The EU has refused to accept UK shipments of seed potatoes since January – although EU shipments to the UK can continue until June. Brussels has rejected an equivalence request which would enable full trade to resume in both directions.
Each year, some 30,000t of UK seed potatoes worth some £13m are exported to the EU. The potential loss of that market could see British growers lose a significant part of their income – with some farms under threat.
‘Future at stake’
The Pre Basic Growers Association, which represents UK seed potato growers, wants a ban on imports of seed potatoes from the EU by 1 July unless reciprocal trading arrangements are agreed.
Some 28,000t of EU seed potatoes are imported into the UK annually. Association member and UK seed potato exporter Andrew Skea, of breeders Skea Organics, said UK seed production could offset any shortfall.
“Our export markets have been built up over many years,” said Mr Skea. “Growers face a significant loss of business which would be very difficult to retrieve – for some the future of their businesses is at stake.”

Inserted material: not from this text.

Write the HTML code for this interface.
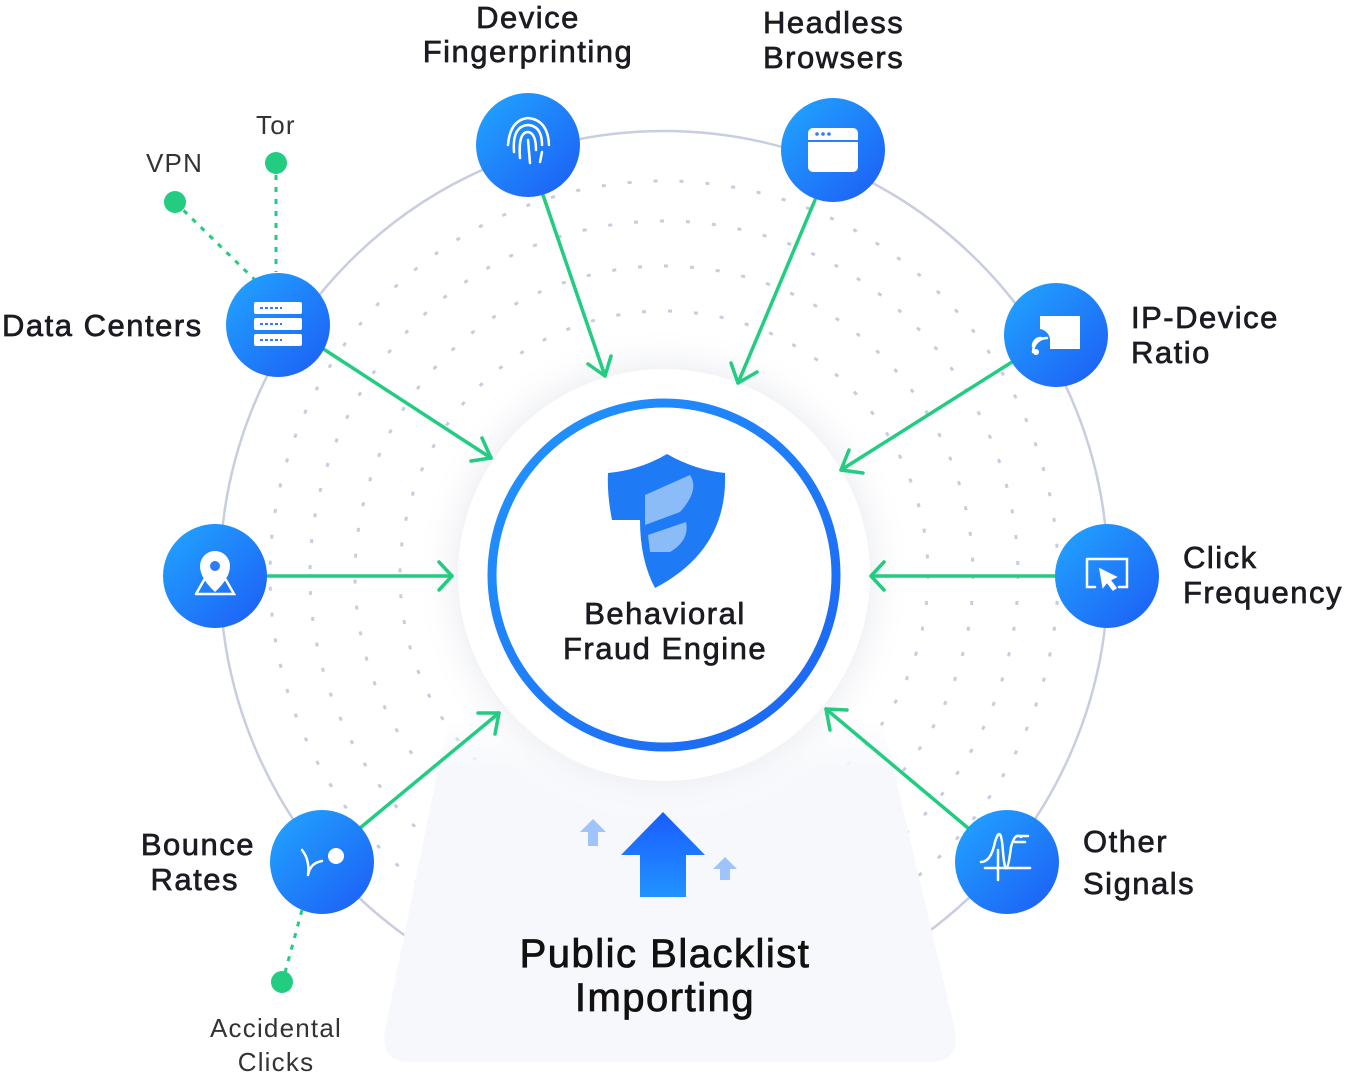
<!DOCTYPE html>
<html><head><meta charset="utf-8"><style>
html,body{margin:0;padding:0;background:#fff}
svg{display:block}
text{font-family:"Liberation Sans",sans-serif;fill:#1b1b22}
.l{font-size:31px;stroke:#1b1b22;stroke-width:0.7;letter-spacing:1.5px}
.s{font-size:26px;fill:#333;letter-spacing:1.2px}
</style></head><body>
<svg width="1353" height="1080" viewBox="0 0 1353 1080" xmlns="http://www.w3.org/2000/svg">
<defs>
<linearGradient id="g" x1="0" y1="0" x2="1" y2="1"><stop offset="0" stop-color="#22a6ff"/><stop offset="1" stop-color="#1c5cf5"/></linearGradient>
<linearGradient id="ring" x1="0" y1="0" x2="1" y2="1"><stop offset="0" stop-color="#2196ff"/><stop offset="1" stop-color="#1c63f2"/></linearGradient>
<linearGradient id="arr" x1="0" y1="0" x2="0" y2="1"><stop offset="0" stop-color="#1a5cff"/><stop offset="1" stop-color="#2193ff"/></linearGradient>
<linearGradient id="pan" x1="0" y1="0" x2="0" y2="1"><stop offset="0" stop-color="#f7f8fc" stop-opacity="0"/><stop offset="0.15" stop-color="#f7f8fc"/><stop offset="1" stop-color="#f7f8fc"/></linearGradient>
<radialGradient id="glow" cx="0.5" cy="0.5" r="0.5"><stop offset="0.8" stop-color="#eff0f4"/><stop offset="1" stop-color="#ffffff" stop-opacity="0"/></radialGradient>
</defs>
<circle cx="664" cy="575" r="444" fill="none" stroke="#c9cde0" stroke-width="2.5"/>
<g fill="none" stroke="#c8ccdd" stroke-width="3" stroke-dasharray="4 22">
<circle cx="664" cy="575" r="394"/><circle cx="664" cy="575" r="354"/><circle cx="664" cy="575" r="309"/><circle cx="664" cy="575" r="264"/>
</g>
<path d="M448 720 L882 720 L955 1030 Q960 1062 930 1062 L410 1062 Q380 1062 385 1030 Z" fill="url(#pan)"/>
<circle cx="664" cy="575" r="250" fill="url(#glow)"/>
<circle cx="664" cy="575" r="206" fill="#fff"/>
<circle cx="664" cy="575" r="172" fill="none" stroke="url(#ring)" stroke-width="9"/>
<path d="M608 473 Q640 470 667 454 Q695 470 725 473 Q728 550 655 588 Q640 560 640 520 L612 520 Q607 495 608 473Z" fill="#1e7bf5"/>
<path d="M645 495 L690 475 Q700 490 680 512 L645 525Z M648 535 L686 522 Q690 540 670 552 L650 552Z" fill="#a8cdf7" opacity="0.8"/>
<text x="665" y="624" text-anchor="middle" class="l">Behavioral</text>
<text x="665" y="659" text-anchor="middle" class="l">Fraud Engine</text>
<g stroke="#22cc80" stroke-width="3.5" fill="none" stroke-linecap="round" stroke-linejoin="round">
<line x1="543" y1="195" x2="605" y2="376"/><polyline points="588,364 605,376 611,356"/>
<line x1="815" y1="200" x2="738" y2="383"/><polyline points="731,363 738,383 757,372"/>
<line x1="1012" y1="362" x2="841" y2="470"/><polyline points="849,450 841,470 863,473"/>
<line x1="1055" y1="576" x2="871" y2="576"/><polyline points="884,562 871,576 884,590"/>
<line x1="968" y1="828" x2="826" y2="709"/><polyline points="847,710 826,709 830,730"/>
<line x1="360" y1="828" x2="499" y2="713"/><polyline points="478,713 499,713 495,734"/>
<line x1="268" y1="576" x2="452" y2="576"/><polyline points="439,562 452,576 439,590"/>
<line x1="322" y1="348" x2="491" y2="458"/><polyline points="471,461 491,458 482,438"/>
</g>
<g stroke="#22cc80" stroke-width="3" stroke-dasharray="5 7" fill="none">
<line x1="276" y1="163" x2="276" y2="272"/><line x1="175" y1="202" x2="255" y2="280"/><line x1="302" y1="910" x2="283" y2="980"/>
</g>
<g fill="#22cc80"><circle cx="276" cy="163" r="11"/><circle cx="175" cy="202" r="11"/><circle cx="282" cy="982" r="11"/></g>
<g fill="url(#g)">
<circle cx="528" cy="145" r="52"/><circle cx="833" cy="150" r="52"/><circle cx="1056" cy="335" r="52"/><circle cx="1107" cy="576" r="52"/>
<circle cx="1007" cy="862" r="52"/><circle cx="322" cy="862" r="52"/><circle cx="215" cy="576" r="52"/><circle cx="278" cy="325" r="52"/>
</g>
<g fill="none" stroke="#fff" stroke-width="2.5" stroke-linecap="round">
<path d="M508 145 Q510 120 528 118 Q548 120 549 145 M514 152 Q512 126 528 125 Q542 126 542 145 M520 158 Q518 132 528 132 Q536 133 536 150 M528 140 L530 163 M542 152 L540 162"/>
<path d="M1087 559 h40 v28 h-8 M1095 587 h-8 v-28"/><path d="M1100 569 l16 8 -6 3 6 8 -3 2 -6 -8 -4 5z" fill="#fff" stroke-width="1.5"/>
<path d="M981 862 q10 0 14 -20 q6 -20 8 10 q3 35 8 -5 q4 -15 10 -10 M998 850 v30 M985 868 h45 M1018 836 h10 M1015 842 h10"/>
<path d="M302 850 q8 10 6 25 M308 875 q2 -12 14 -14"/>
<path d="M1033 352 a14 14 0 0 1 14 -14 M1033 346 a8 8 0 0 1 8 -8"/>
<path d="M196 594 h38 l-8 -14 M196 594 l8 -14"/>
</g>
<circle cx="336" cy="856" r="8" fill="#fff"/>
<rect x="808" y="128" width="50" height="44" rx="5" fill="#fff"/><rect x="808" y="140" width="50" height="2" fill="#2a7dfc"/>
<g fill="#2a7dfc"><circle cx="817" cy="134" r="1.8"/><circle cx="823" cy="134" r="1.8"/><circle cx="829" cy="134" r="1.8"/></g>
<path d="M1040 316 h40 v33 h-30 v-10 a12 12 0 0 0 -10 -10z" fill="#fff"/><circle cx="1036" cy="352" r="3" fill="#fff"/>
<path d="M215 551 a15 15 0 0 1 15 15 q0 12 -15 26 q-15 -14 -15 -26 a15 15 0 0 1 15 -15z" fill="#fff"/><circle cx="215" cy="566" r="5" fill="#2a7dfc"/>
<g fill="#fff"><rect x="254" y="302" width="48" height="12" rx="2"/><rect x="254" y="318" width="48" height="12" rx="2"/><rect x="254" y="334" width="48" height="12" rx="2"/></g>
<g stroke="#2a7dfc" stroke-width="2" stroke-dasharray="3 2"><line x1="260" y1="308" x2="282" y2="308"/><line x1="260" y1="324" x2="282" y2="324"/><line x1="260" y1="340" x2="282" y2="340"/></g>
<path d="M663 812 L705 855 L686 855 L686 897 L640 897 L640 855 L621 855Z" fill="url(#arr)"/>
<path d="M593 819 L606 832 L598 832 L598 846 L588 846 L588 832 L580 832Z" fill="#9fc3fb"/>
<path d="M725 857 L737 869 L730 869 L730 880 L720 880 L720 869 L713 869Z" fill="#9fc3fb"/>
<text x="528" y="28" text-anchor="middle" class="l">Device</text>
<text x="528" y="62" text-anchor="middle" class="l">Fingerprinting</text>
<text x="763" y="33" class="l">Headless</text><text x="763" y="68" class="l">Browsers</text>
<text x="1131" y="328" class="l">IP-Device</text><text x="1131" y="363" class="l">Ratio</text>
<text x="1183" y="568" class="l">Click</text><text x="1183" y="603" class="l">Frequency</text>
<text x="1083" y="852" class="l">Other</text><text x="1083" y="894" class="l">Signals</text>
<text x="255" y="855" text-anchor="end" class="l">Bounce</text><text x="239" y="890" text-anchor="end" class="l">Rates</text>
<text x="2" y="336" class="l">Data Centers</text>
<text x="256" y="134" class="s">Tor</text><text x="146" y="172" class="s">VPN</text>
<text x="276" y="1037" text-anchor="middle" class="s">Accidental</text><text x="276" y="1071" text-anchor="middle" class="s">Clicks</text>
<text x="665" y="967" text-anchor="middle" style="font-size:40px;stroke:#111;stroke-width:0.8;fill:#111;letter-spacing:1.5px">Public Blacklist</text>
<text x="665" y="1011" text-anchor="middle" style="font-size:40px;stroke:#111;stroke-width:0.8;fill:#111;letter-spacing:1.5px">Importing</text>
</svg>
</body></html>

The association comprises more than 40 mainly Scottish seed potato growers who produce early generations of high grade seed potatoes. This pre-basic seed underpins the UK’s seed potato industry.
Defra secretary George Eustice has pledged to continuing raise the issue with the EU to ensure that full trade resumes as soon as possible.
But Brussels maintains that the UK is not ‘dynamically aligned’ with the EU so equivalence cannot be granted.
Rapid resolution needed
Meanwhile, the Agriculture and Horticulture Development Board says seed potato growers need the situation to be rapid resolved. Ideally, this would see the UK gain third country listed status for seed potatoes.
AHDB head of potato export development Patrick Hughes said: “It is now likely that dialogue through official channels will run on for several months, leading to the remaining exports destined for the EU not reaching their destination in time for planting.
Mr Hughes added: “It equally does not provide UK growers with any certainty when making planting decisions, as the likelihood of a resolution in the short to medium term is diminishing by the day.”